Scale has conferred some advantages on container shipping companies, with market leaders like Maersk and CMA CGM outperforming their peers on average. But a handful of smaller operators, such as Wan Hai, have found profitable niches in certain geographies. But consolidation is a driving force in the industry, as alliances among shipping businesses give way to outright M&A.

In the past five years, the carriers’ quest for scale has transformed a fragmented market into one shaped by three major alliances. These alliances enable carriers to capture some of the benefits of scale without committing large amounts of capital or adding further capacity in an already oversupplied market. They have in some cases improved the utilization of vessels and enhanced services for shippers by increasing frequencies and making more capacity available.

But alliances still have ample scope to strengthen their collaboration. They could extend it to the global level and enter into commercial relationships that collaborate on procurement and on the delivery of inland services. For a midsize carrier, that could reduce costs by some $100 million, the study said.

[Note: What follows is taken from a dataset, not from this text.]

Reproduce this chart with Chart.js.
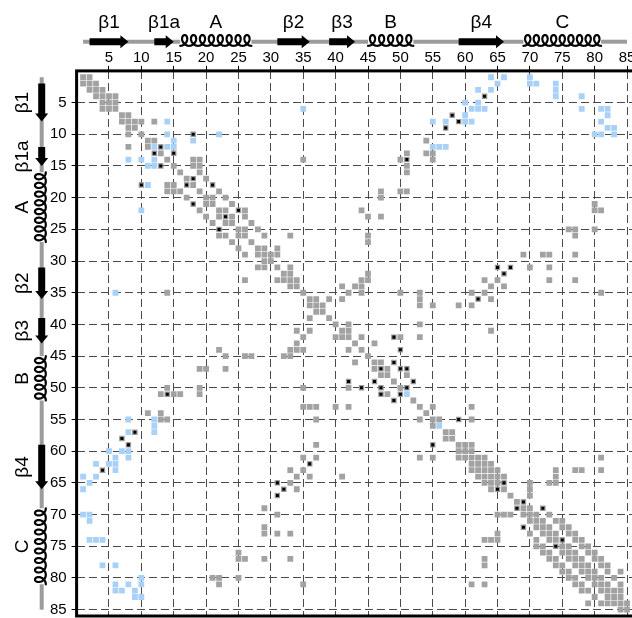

On the other hand, alliances could also undermine the competitive advantages of individual carriers. One drawback is the fact that these pacts reduce the scope for differentiation by turning the product into a commodity. The carrier also finds it harder to give customers end-to-end transparency on their shipments– a given box can sail on one of many vessels arriving at one of many terminals. Alliances also help keep smaller carriers in the market and thus prolong overcapacity.

Logistics and beyond

Over the next 50 years, the industry is ripe for digital disruption to tackle a multitude of structural inefficiencies—a lack of market transparency, handovers between providers, cumbersome document flows, costly manual processes, lengthy and painful customer interactions, and other operational issues. Venture-capital flows into transport and logistics are growing rapidly, to the tune of $12 billion in 2015, up from $2 billion in 2013.

Moves by tech giants also loom large in the shipping industry. Amazon is blazing a trail in logistics with its Prime Air cargo service and its recent acquisition of an ocean-freight-forwarder license in China, while Alibaba, having recently entered a partnership with COSCO Shipping to develop an integrated logistics platform for small and midsize enterprises, seems to be moving in the same direction.

Opportunities to further improve productivity also remain. One frequently proposed idea is unitization: developing a “box of boxes” would allow 20 or more containers to be unloaded together, lifted not by today’s quay cranes, but by giant gantry cranes spanning redesigned berths. This kind of innovation in loading and unloading will be essential for handling the 50,000-TEU ships of 2067.

Wholly automated terminal and inland operations, with self-driving trucks transporting containers to inland distribution centers will probably become the norm in the next couple of decades.